I listen to music; a lot. As all teenagers do, I find that it can make me feel. I’ll sit on my floor and stick on a CD and I’ll sing along at the top of my lungs. I relieve stress this way.
I read an exorbitant amount. I often find myself reading the most when I have an assignment due for my lit class. For example, I finished an 850 page book and started Jerry Seinfeld’s book while attempting to read my latest assigned book. I don’t even like Jerry Seinfeld.
I watch movies as often as possible. Within my school, people seek me out to find out the names of movies that they’ve seen and forgotten.
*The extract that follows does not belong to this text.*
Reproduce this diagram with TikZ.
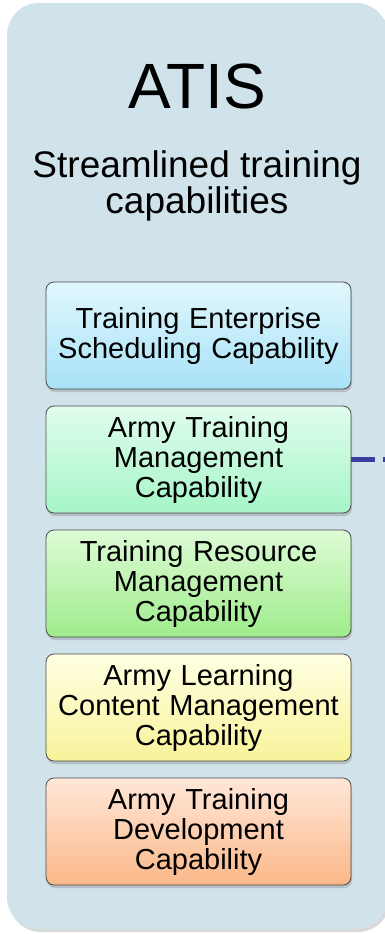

I’m ridiculously good at six degrees of separation, a game with which I often occupy myself during math class.
Over the past two and a half years, I have taught myself html and graphic design with Adobe Photoshop, a feat which I’m both proud and ashamed of at the same time.
I procrastinate. I love and hate the rush of having 9 hours to write a 2,500 word paper. I like reading all night to take a test on a book the next day. I excel at late night posters.
In other words, I’m the everyman and a gem all at once. I find this particular dichotomy to be interesting, yet like everything else, cliché. So, despite the fact that there is nothing new under the sun, I’d still love to experience it all.
Now I gracefully bow out and you review my application. Exit.
Yes, this is my actual essay. I'll doubt I'll use this one anyway.